If it happens in minutes or seconds, then people get thrown into walls at high velocities. The walls won't survive.
If it happens over the course of a day, there would be major tectonic stresses suddenly redistributed. Earthquakes, volcanoes, dogs and cats living together... Mass hysteria!
Even if it happened over the course of several months, there is still a huge mismatch in rotational energy, where the core is spinning in a different direction from the crust, causing huge stresses.
But, if it happens over the course of a day, it still allows for an interesting story. Some buildings might slip from their foundations, as the forces of inertia suddenly make gravity seem that "down" has shifted by a couple of degrees for several hours, but most buildings and technology would survive.
Astronomers are pissed off. Besides all of their telescopes pointing in the wrong direction, their favorite observatories that used to sit on some of the tallest and most remote mountains are sitting in active volcanic calderas.
People also can't get satellite TV unless they reposition their dishes.

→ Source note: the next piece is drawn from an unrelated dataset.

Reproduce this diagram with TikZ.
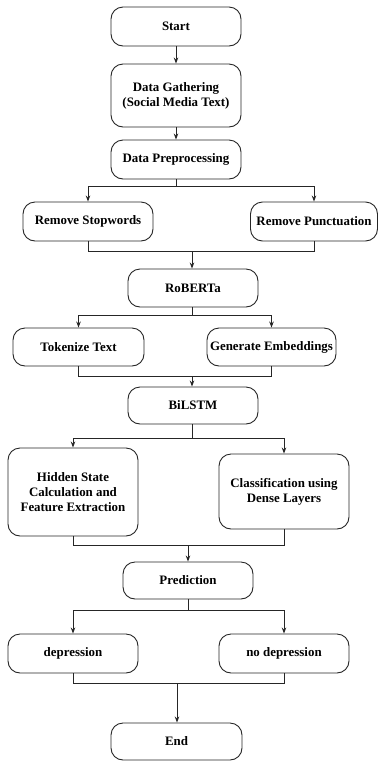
\documentclass[tikz,border=0pt]{standalone}
\usepackage{fontspec}
\setmainfont{Liberation Serif}
\usetikzlibrary{arrows.meta}
\begin{document}
\begin{tikzpicture}[x=1pt,y=-1pt,
  box/.style={draw=black!85,line width=0.9pt,rounded corners=12pt,align=center,
    font=\fontsize{12.9}{15}\selectfont\bfseries,inner sep=0pt},
  conn/.style={draw=black!85,line width=0.9pt},
  arr/.style={conn,-{Stealth[length=6pt,width=4.5pt]}}]
\useasboundingbox (0,0) rectangle (378,761);
\node[box,minimum width=130pt,minimum height=39pt] (start) at (176,26.5) {Start};
\node[box,minimum width=130pt,minimum height=63pt] (dg) at (176,95.5) {Data Gathering\\(Social Media Text)};
\node[box,minimum width=130pt,minimum height=39pt] (dp) at (176,159.5) {Data Preprocessing};
\node[box,minimum width=130pt,minimum height=39pt] (rs) at (88,221.5) {Remove Stopwords};
\node[box,minimum width=127pt,minimum height=39pt] (rp) at (314,221.5) {Remove Punctuation};
\node[box,minimum width=130pt,minimum height=38pt] (rob) at (193,288) {RoBERTa};
\node[box,minimum width=131pt,minimum height=38pt] (tok) at (78.5,347) {Tokenize Text};
\node[box,minimum width=129pt,minimum height=38pt] (gen) at (271.5,347) {Generate Embeddings};
\node[box,minimum width=130pt,minimum height=37pt] (bil) at (193,405.5) {BiLSTM};
\node[box,minimum width=130pt,minimum height=88pt] (hid) at (73,492) {Hidden State\\Calculation and\\Feature Extraction};
\node[box,minimum width=130pt,minimum height=75pt] (cls) at (284,491.5) {Classification using\\Dense Layers};
\node[box,minimum width=130pt,minimum height=37pt] (pred) at (188,580.5) {Prediction};
\node[box,minimum width=130pt,minimum height=39pt] (dep) at (73,653.5) {depression};
\node[box,minimum width=130pt,minimum height=39pt] (nodep) at (284,653.5) {no depression};
\node[box,minimum width=131pt,minimum height=37pt] (end) at (176.5,741.5) {End};

\draw[arr] (start) -- (dg);
\draw[arr] (dg) -- (dp);
% split 1
\coordinate (s1) at (176,186);
\draw[conn] (dp.south) -- (s1);
\draw[arr] (s1) -| (rs.north);
\draw[arr] (s1) -| (rp.north);
% merge 1
\coordinate (m1) at (192,251);
\draw[conn] (rs.south) |- (m1);
\draw[conn] (rp.south) |- (m1);
\draw[arr] (m1) -- (m1 |- rob.north);
% split 2
\coordinate (s2) at (192,315);
\draw[conn] (rob.south -| s2) -- (s2);
\draw[arr] (s2) -| (tok.north);
\draw[arr] (s2) -| (gen.north);
% merge 2
\coordinate (m2) at (192,376);
\draw[conn] (tok.south) |- (m2);
\draw[conn] (gen.south) |- (m2);
\draw[arr] (m2) -- (m2 |- bil.north);
% split 3
\coordinate (s3) at (192,438);
\draw[conn] (bil.south -| s3) -- (s3);
\draw[arr] (s3) -| (hid.north);
\draw[arr] (s3) -| (cls.north);
% merge 3
\coordinate (m3) at (188,545);
\draw[conn] (hid.south) |- (m3);
\draw[conn] (cls.south) |- (m3);
\draw[arr] (m3) -- (pred.north);
% split 4
\coordinate (s4) at (188,610);
\draw[conn] (pred.south) -- (s4);
\draw[arr] (s4) -| (dep.north);
\draw[arr] (s4) -| (nodep.north);
% merge 4
\coordinate (m4) at (177,683);
\draw[conn] (dep.south) |- (m4);
\draw[conn] (nodep.south) |- (m4);
\draw[arr] (m4) -- (m4 |- end.north);
\end{tikzpicture}
\end{document}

And, somewhat more significant to the future: Jet airplanes would be grounded. Not because of any property of axial tilt, but because of volcanic ash and how destructive it is to jet engines.

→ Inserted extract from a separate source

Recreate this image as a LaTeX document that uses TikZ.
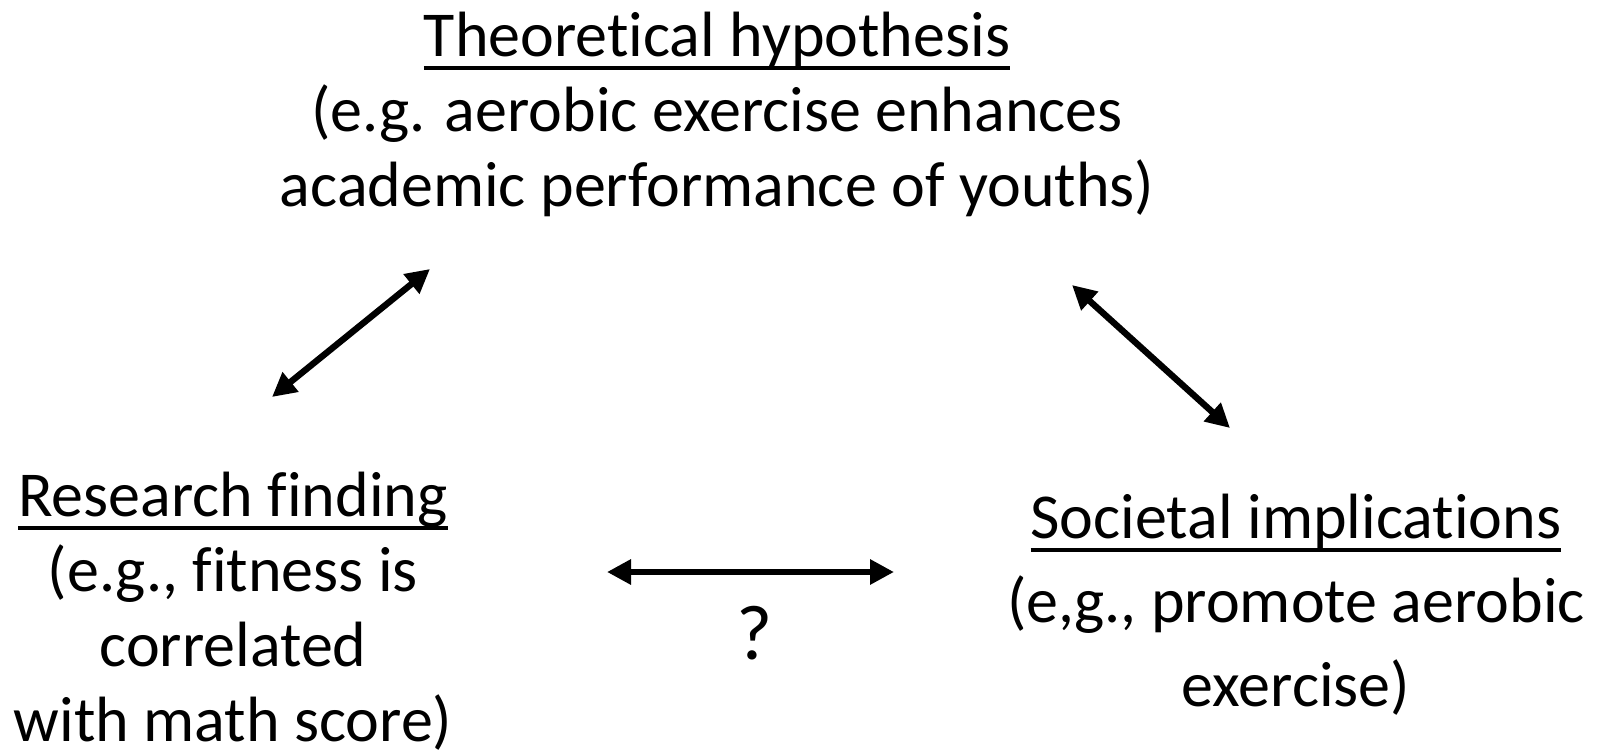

The first climate effect would be the same, whether you increased or decreased axial tilt:
Volcanic ash is pretty reflective, and doesn't hold heat very well; quite the opposite to atmospheric CO2, which doesn't reflect light but holds heat very well.
Global temperatures drop quickly. Some microclimates may warm up -- i.e., decreased turbulence would keep tropical air from mixing with air in cooler regions as much, but overall the average temperature drops quickly and significantly. (See Little Ice Age for an example of just a few more volcanoes than usual being active over a long period of time.)
Ash doesn't stay in the air for long. Tectonic stress doesn't stay high for long when the stress is actively being relieved. This volcanic winter should only last for a decade or so.
It's likely to be followed by a volcanic summer. Ash on the ground gets wet, gets dark, and traps heat on the surface. Humans will have probably used much more fuel to warm their homes and try to plant more crops, releasing more CO2, which will now start trapping that heat.
But, the next effect depends more on which direction you tilted the axis. Is the tilt now 13 degrees or 33 degrees?
If the tilt were only 13 degrees, then seasons as we know it would greatly diminish. Areas at the equator would get much warmer. Areas near the poles would get much colder. There would be much less circulation between these regions. The tropics (which would be a much more narrow band around the equator) would see more rain, while the rest of the world would see much less. Much ecological diversity would be lost, and humans would have to struggle to adapt.
If the tilt were increased, then seasons would get far more pronounced. Deserts would get rain. Rainforests would dry up. Much ecological diversity would be lost, and humans would have to struggle to adapt.
Note that this answer is based on an earlier version of the question, where the change of axial tilt was limited to 10 degrees, and there were no limits on how fast the change would occur.